Sets up a generic GLUE dataset loader.

Parameters

datadir (str) – The path to the data directory.
is_train (bool) – Whether to load the training data or validation data. Default: True.
drop_last (bool) – If the number of samples is not divisible by the batch size, whether to drop the last batch or pad the last batch with zeros. Default: True.
shuffle (bool) – Whether to shuffle the dataset. Default: True.
task (str) – the GLUE task to train on, choose one from: 'CoLA', 'MNLI', 'MRPC', 'QNLI', 'QQP', 'RTE', 'SST-2', and 'STS-B'.
tokenizer_name (str) – The name of the HuggingFace tokenizer to preprocess text with. See HuggingFace documentation.
split (str) – Whether to use 'train', 'validation', or 'test' split.
max_seq_length (int, optional) – Optionally, the ability to set a custom sequence length for the training dataset. Default: 256.
num_workers (int, optional) – Number of CPU workers to use to preprocess the text. Default: 64.
max_network_retries (int, optional) – Number of times to retry HTTP requests if they fail. Default: 10.

Returns

DataSpec – A DataSpec object.

initialize_object(batch_size, dataloader_hparams)[source]#

Creates a DataLoader or DataSpec for this dataset.

Parameters

batch_size (int) – The size of the batch the dataloader should yield.

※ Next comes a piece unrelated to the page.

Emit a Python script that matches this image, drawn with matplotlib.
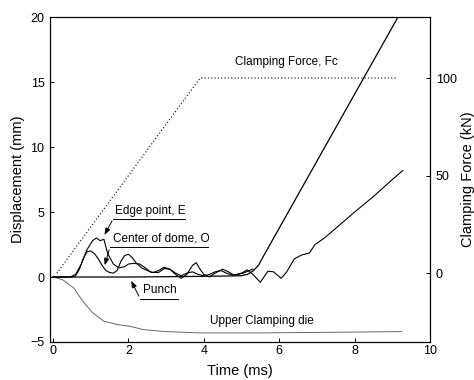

This batch size is device-specific and already incorporates the world size.
dataloader_hparams (DataLoaderHparams) – The dataset-independent hparams for the dataloader.

Returns

DataLoader or DataSpec – The DataLoader, or if the dataloader yields batches of custom types, a DataSpec.

validate()[source]#

Validate that the hparams are of the correct types. Recurses through sub-hparams.

Raises: TypeError – Raises a TypeError if any fields are an incorrect type.